Меня обвиняют в сдаче врагам Парижа, хотя оборона этого города была предметом всеобщего удивления. С жалкими остатками войск я сражался против объединенных сил союзных армий; в течение восьми часов я сопротивлялся на наспех подготовленных позициях, где всякая оборона была невозможна, с восемью тысячами солдат против сорока пяти тысяч; и этот военный подвиг, такой славный для тех, кто принимал в нем участие, осмеливаются назвать предательством!

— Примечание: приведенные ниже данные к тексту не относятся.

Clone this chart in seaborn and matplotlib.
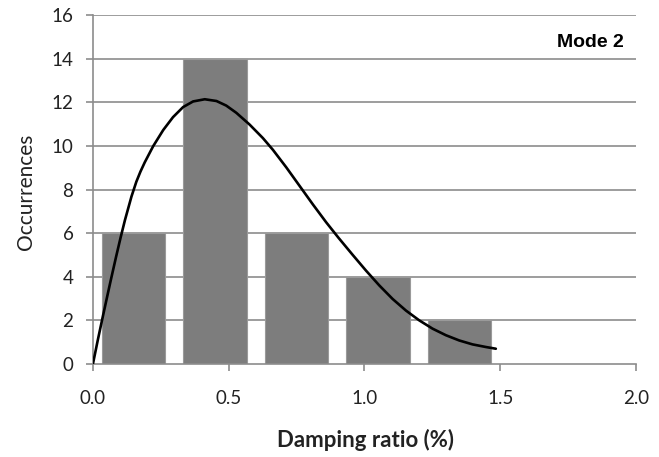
import matplotlib
matplotlib.use("Agg")
import matplotlib.pyplot as plt
import seaborn as sns
import pandas as pd

# Histogram of damping ratios (bin centres in %, counts)
bin_centres = [0.15, 0.45, 0.75, 1.05, 1.35]
counts = [6, 14, 6, 4, 2]

# Fitted distribution curve, sampled along its length
curve_x = [0.0, 0.018, 0.036, 0.050, 0.065, 0.085, 0.102, 0.118, 0.142,
           0.160, 0.175, 0.191, 0.222, 0.259, 0.295, 0.332, 0.369, 0.412,
           0.455, 0.491, 0.528, 0.577, 0.626, 0.663, 0.712, 0.761, 0.810,
           0.859, 0.905, 0.957, 1.006, 1.055, 1.104, 1.153, 1.202, 1.251,
           1.300, 1.349, 1.398, 1.447, 1.484]
curve_y = [0.0, 1.1, 2.15, 2.95, 3.8, 4.9, 5.8, 6.6, 7.68,
           8.36, 8.82, 9.25, 9.99, 10.73, 11.32, 11.78, 12.04, 12.14,
           12.06, 11.85, 11.52, 10.98, 10.36, 9.82, 9.02, 8.17, 7.32,
           6.5, 5.78, 5.0, 4.28, 3.6, 2.98, 2.45, 2.0, 1.62,
           1.32, 1.08, 0.9, 0.78, 0.7]

xticks = [0.0, 0.5, 1.0, 1.5, 2.0]
yticks = [0, 2, 4, 6, 8, 10, 12, 14, 16]

sns.set_theme(style="white")
plt.rcParams["font.family"] = ["Lato", "DejaVu Sans"]

fig = plt.figure(figsize=(6.59, 4.57), dpi=100)
ax = fig.add_axes([0.141, 0.2035, 0.824, 0.7635])

grid_col = "#8c8c8c"
for y in yticks[1:]:
    ax.axhline(y, color=grid_col, lw=1.2, zorder=0)

bars = pd.DataFrame({"ratio": bin_centres, "count": counts})
sns.barplot(data=bars, x="ratio", y="count", native_scale=True, width=0.78,
            color="#7d7d7d", saturation=1, edgecolor="#9a9a9a", linewidth=0.8,
            ax=ax, zorder=2)

curve = pd.DataFrame({"ratio": curve_x, "fit": curve_y})
sns.lineplot(data=curve, x="ratio", y="fit", color="black", lw=1.9,
             ax=ax, zorder=3)

ax.set_xlim(0, 2.0)
ax.set_ylim(0, 16)
ax.set_xticks(xticks)
ax.set_xticklabels([f"{v:.1f}" for v in xticks])
ax.set_yticks(yticks)
ax.set_yticklabels([str(v) for v in yticks])

for side in ["top", "right"]:
    ax.spines[side].set_visible(False)
for side in ["left", "bottom"]:
    ax.spines[side].set_color(grid_col)
    ax.spines[side].set_linewidth(1.2)

ax.tick_params(axis="x", direction="out", length=5, width=1.2, color=grid_col,
               pad=14, labelsize=13.5, labelcolor="#222222", bottom=True)
ax.tick_params(axis="y", direction="out", length=5, width=1.2, color=grid_col,
               pad=9, labelsize=13.5, labelcolor="#222222", left=True)

ax.set_xlabel("")
ax.set_ylabel("")
fig.text(0.554, 0.037, "Damping ratio (%)", ha="center", va="center",
         fontsize=16, fontweight="bold", color="#222222")
fig.text(0.039, 0.581, "Occurrences", ha="center", va="center", rotation=90,
         fontsize=15, color="#222222")

ax.text(0.978, 0.908, "Mode 2", transform=ax.transAxes, ha="right",
        va="baseline", fontsize=14, fontweight="bold",
        family=["Liberation Sans"], color="black")

fig.savefig("out.png", dpi=100, facecolor="white")
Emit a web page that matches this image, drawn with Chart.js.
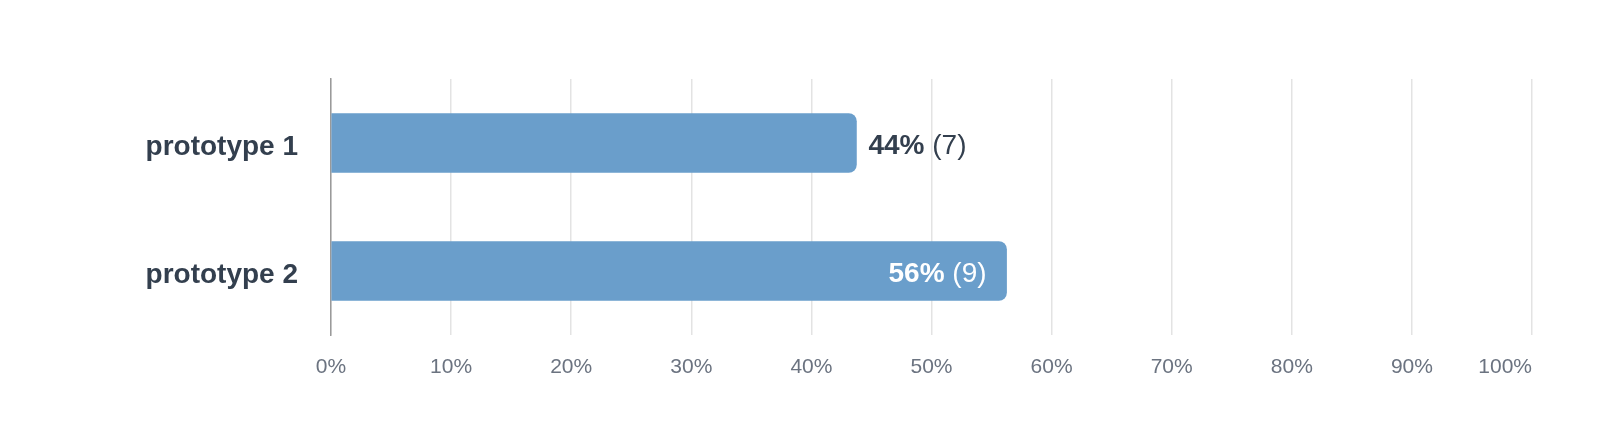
<!DOCTYPE html>
<html>
<head>
<meta charset="utf-8">
<script src="https://cdn.jsdelivr.net/npm/chart.js@4"></script>
<style>
  html, body { margin: 0; padding: 0; background: #fff; }
  #wrap { width: 1615px; height: 448px; }
</style>
</head>
<body>
<div id="wrap"><canvas id="myChart" width="1615" height="448"></canvas></div>
<script>
const categories = ["prototype 1", "prototype 2"];
const shares = [43.75, 56.25];
const counts = [7, 9];
const tickValues = [0, 10, 20, 30, 40, 50, 60, 70, 80, 90, 100];

const colors = {
  bar: "#6a9ecb",
  label: "#333f4e",
  tick: "#6b7380",
  grid: "#e3e3e3",
  axis: "#9a9a9a",
};
const fontFamily = "'Liberation Sans', Arial, Helvetica, sans-serif";

// axis texts and "44% (7)" labels, placed from the chart's own scales
const textLayer = {
  id: "textLayer",
  afterDatasetsDraw(chart) {
    const ctx = chart.ctx;
    const xs = chart.scales.x;
    const ys = chart.scales.y;
    const meta = chart.getDatasetMeta(0);
    const max = Math.max(...shares);
    ctx.save();
    ctx.textBaseline = "middle";

    // category labels
    ctx.fillStyle = colors.label;
    ctx.font = "bold 28px " + fontFamily;
    ctx.textAlign = "right";
    categories.forEach((c, i) => {
      ctx.fillText(c, xs.left - 33, ys.getPixelForValue(i) + 4);
    });

    // x tick labels; last one kept inside the plot
    ctx.fillStyle = colors.tick;
    ctx.font = "21px " + fontFamily;
    tickValues.forEach((v, i) => {
      ctx.textAlign = i === tickValues.length - 1 ? "right" : "center";
      ctx.fillText(v + "%", xs.getPixelForValue(v), xs.top + 32);
    });

    // value labels
    meta.data.forEach((bar, i) => {
      const pct = Math.round(shares[i]) + "%";
      const cnt = " (" + counts[i] + ")";
      ctx.font = "bold 28px " + fontFamily;
      const w1 = ctx.measureText(pct).width;
      ctx.font = "28px " + fontFamily;
      const w2 = ctx.measureText(cnt).width;
      let x;
      if (shares[i] === max) {
        ctx.fillStyle = "#ffffff";
        x = bar.x - 20 - w1 - w2;
      } else {
        ctx.fillStyle = colors.label;
        x = bar.x + 12;
      }
      ctx.textAlign = "left";
      ctx.font = "bold 28px " + fontFamily;
      ctx.fillText(pct, x, bar.y + 3);
      ctx.font = "28px " + fontFamily;
      ctx.fillText(cnt, x + w1, bar.y + 3);
    });
    ctx.restore();
  },
};

const ctx = document.getElementById("myChart").getContext("2d");
new Chart(ctx, {
  type: "bar",
  data: {
    labels: categories,
    datasets: [
      {
        data: shares,
        backgroundColor: colors.bar,
        borderRadius: 8,
        borderSkipped: "start",
        barThickness: 59,
      },
    ],
  },
  options: {
    indexAxis: "y",
    responsive: false,
    animation: false,
    layout: { padding: { top: 79, left: 0, right: 83, bottom: 0 } },
    plugins: {
      legend: { display: false },
      tooltip: { enabled: false },
    },
    scales: {
      x: {
        min: 0,
        max: 100,
        afterBuildTicks(scale) {
          scale.ticks = tickValues.map((v) => ({ value: v }));
        },
        afterFit(scale) {
          scale.height = 113;
        },
        grid: { color: colors.grid, lineWidth: 1.5, drawTicks: false },
        border: { display: false },
        ticks: { display: false },
      },
      y: {
        afterFit(scale) {
          scale.width = 331;
        },
        grid: { display: false, drawTicks: false },
        border: { display: true, color: colors.axis, width: 1.5 },
        ticks: { display: false },
      },
    },
  },
  plugins: [textLayer],
});
</script>
</body>
</html>
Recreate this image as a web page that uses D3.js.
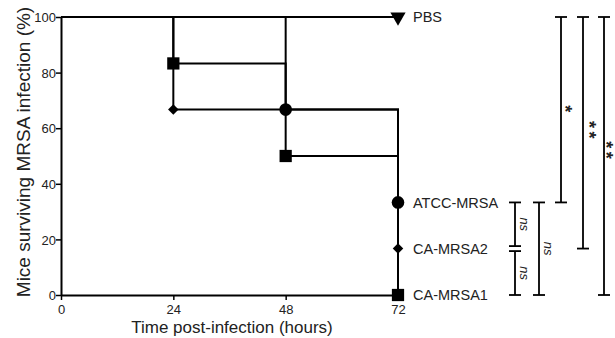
<!DOCTYPE html>
<html>
<head>
<meta charset="utf-8">
<script src="https://cdn.jsdelivr.net/npm/d3@7"></script>
<style>
  body { margin: 0; background: #fff; }
  svg { font-family: "Liberation Sans", Arial, sans-serif; }
</style>
</head>
<body>
<svg id="chart" width="615" height="338"></svg>
<script>
// ---- data ----
var times = [0, 24, 48, 72];
var groups = ["PBS", "ATCC-MRSA", "CA-MRSA2", "CA-MRSA1"];
var survival = {
  "PBS":       [100, 100, 100, 100],
  "ATCC-MRSA": [100, 100, 66.7, 33.3],
  "CA-MRSA2":  [100, 66.7, 66.7, 16.7],
  "CA-MRSA1":  [100, 83.3, 50, 0]
};
var markers = { "PBS": "triangle", "ATCC-MRSA": "circle", "CA-MRSA2": "diamond", "CA-MRSA1": "square" };
var xTicks = [0, 24, 48, 72];
var yTicks = [0, 20, 40, 60, 80, 100];
// pairwise comparisons: [group a, group b, label]
var comparisons = [
  ["ATCC-MRSA", "CA-MRSA2", "ns"],
  ["CA-MRSA2", "CA-MRSA1", "ns"],
  ["ATCC-MRSA", "CA-MRSA1", "ns"],
  ["PBS", "ATCC-MRSA", "*"],
  ["PBS", "CA-MRSA2", "**"],
  ["PBS", "CA-MRSA1", "**"]
];

// ---- scales ----
var svg = d3.select("#chart");
var x = d3.scaleLinear().domain([0, 72]).range([61, 398]);
var y = d3.scaleLinear().domain([0, 100]).range([295, 17]);

// ---- axes ----
var xAxis = svg.append("g")
  .attr("transform", "translate(0," + y(0) + ")")
  .call(d3.axisBottom(x).tickValues(xTicks).tickSize(5).tickSizeOuter(0));
var yAxis = svg.append("g")
  .attr("transform", "translate(" + x(0) + ",0)")
  .call(d3.axisLeft(y).tickValues(yTicks).tickSize(5).tickSizeOuter(0));

[xAxis, yAxis].forEach(function(a) {
  a.select(".domain").attr("stroke", "#000").attr("stroke-width", 2);
  a.selectAll(".tick line").attr("stroke", "#000").attr("stroke-width", 1.5);
  a.selectAll(".tick text").attr("fill", "#222").style("font-size", "13px")
    .style("font-family", "Liberation Sans, Arial, sans-serif");
});
xAxis.selectAll(".tick text").attr("dy", "0.85em");
yAxis.selectAll(".tick text").attr("x", -5).attr("dy", "0.36em");

svg.append("text")
  .attr("x", 232).attr("y", 333)
  .attr("text-anchor", "middle")
  .style("font-size", "17px").attr("fill", "#222")
  .text("Time post-infection (hours)");
svg.append("text")
  .attr("transform", "translate(30," + (y(50) - 4) + ") rotate(-90)")
  .attr("text-anchor", "middle")
  .style("font-size", "19px").attr("fill", "#222")
  .text("Mice surviving MRSA infection (%)");

// ---- survival step lines ----
var line = d3.line()
  .x(function(d) { return x(d[0]); })
  .y(function(d) { return y(d[1]); })
  .curve(d3.curveStepAfter);

groups.forEach(function(g) {
  var pts = times.map(function(t, i) { return [t, survival[g][i]]; });
  svg.append("path")
    .attr("d", line(pts))
    .attr("fill", "none")
    .attr("stroke", "#000")
    .attr("stroke-width", 2);
});

// markers where survival drops and at the last time point
var sym = {
  triangle: d3.symbol().type(d3.symbolTriangle).size(100),
  circle: d3.symbol().type(d3.symbolCircle).size(125),
  diamond: d3.symbol().type(d3.symbolSquare).size(55),
  square: d3.symbol().type(d3.symbolSquare).size(150)
};
var symRot = { triangle: " rotate(180)", circle: "", diamond: " rotate(45)", square: "" };
groups.forEach(function(g) {
  var vals = survival[g];
  times.forEach(function(t, i) {
    var last = i === times.length - 1;
    if (i > 0 && (vals[i] !== vals[i - 1] || last)) {
      svg.append("path")
        .attr("d", sym[markers[g]]())
        .attr("transform", "translate(" + x(t) + "," + y(vals[i]) + ")" + symRot[markers[g]])
        .attr("fill", "#000");
    }
  });
});

// group labels
groups.forEach(function(g) {
  svg.append("text")
    .attr("x", x(72) + 15)
    .attr("y", y(survival[g][times.length - 1]))
    .attr("dy", "0.36em")
    .style("font-size", "14.5px").attr("fill", "#222")
    .text(g);
});

// ---- significance brackets ----
var bx = [515, 515, 539, 561, 583, 604];
var starX = [0, 0, 0, 568, 592, 609];
var starShift = [0, 0, 0, -1, -3, -6];
function endY(g) { return y(survival[g][times.length - 1]); }
comparisons.forEach(function(c, i) {
  var y1 = endY(c[0]), y2 = endY(c[1]);
  // small gap between the two stacked ns brackets
  if (i === 0) y2 -= 2.5;
  if (i === 1) y1 += 2.5;
  var gb = svg.append("g").attr("stroke", "#000").attr("stroke-width", 1.8);
  gb.append("line").attr("x1", bx[i]).attr("x2", bx[i]).attr("y1", y1).attr("y2", y2);
  gb.append("line").attr("x1", bx[i] - 6).attr("x2", bx[i] + 6).attr("y1", y1).attr("y2", y1);
  gb.append("line").attr("x1", bx[i] - 6).attr("x2", bx[i] + 6).attr("y1", y2).attr("y2", y2);
  var my = (y1 + y2) / 2;
  if (c[2] === "ns") {
    svg.append("text")
      .attr("text-anchor", "middle")
      .attr("fill", "#222")
      .attr("transform", "translate(" + (bx[i] + 5) + "," + my + ") rotate(90)")
      .style("font-size", "13px").style("font-style", "italic")
      .text(c[2]);
  } else {
    var n = c[2].length;
    for (var k = 0; k < n; k++) {
      var sy = my + starShift[i] + (k - (n - 1) / 2) * 10.5;
      svg.append("text")
        .attr("text-anchor", "middle")
        .attr("fill", "#222")
        .attr("transform", "translate(" + starX[i] + "," + sy + ") rotate(90)")
        .attr("dy", "0.5em")
        .style("font-size", "18px").style("font-weight", "bold")
        .text("*");
    }
  }
});
</script>
</body>
</html>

После сражения при Реймсе император Наполеон почти со всеми своими силами направился к Марне, пребывая в иллюзии, что это его движение угрожает коммуникациям противника. Но противник думал иначе и, объединившись, двинулся на Париж. Мой слабый корпус, состоявший из 3500 человек пехоты и 1500 человек кавалерии, а также корпус герцога Тревизского, насчитывавший примерно 6000–7000 человек, были оставлена на Эне для противостояния Силезской армии, которая после соединения с корпусом Бюлова и получения подкреплений имела более 80 000 человек…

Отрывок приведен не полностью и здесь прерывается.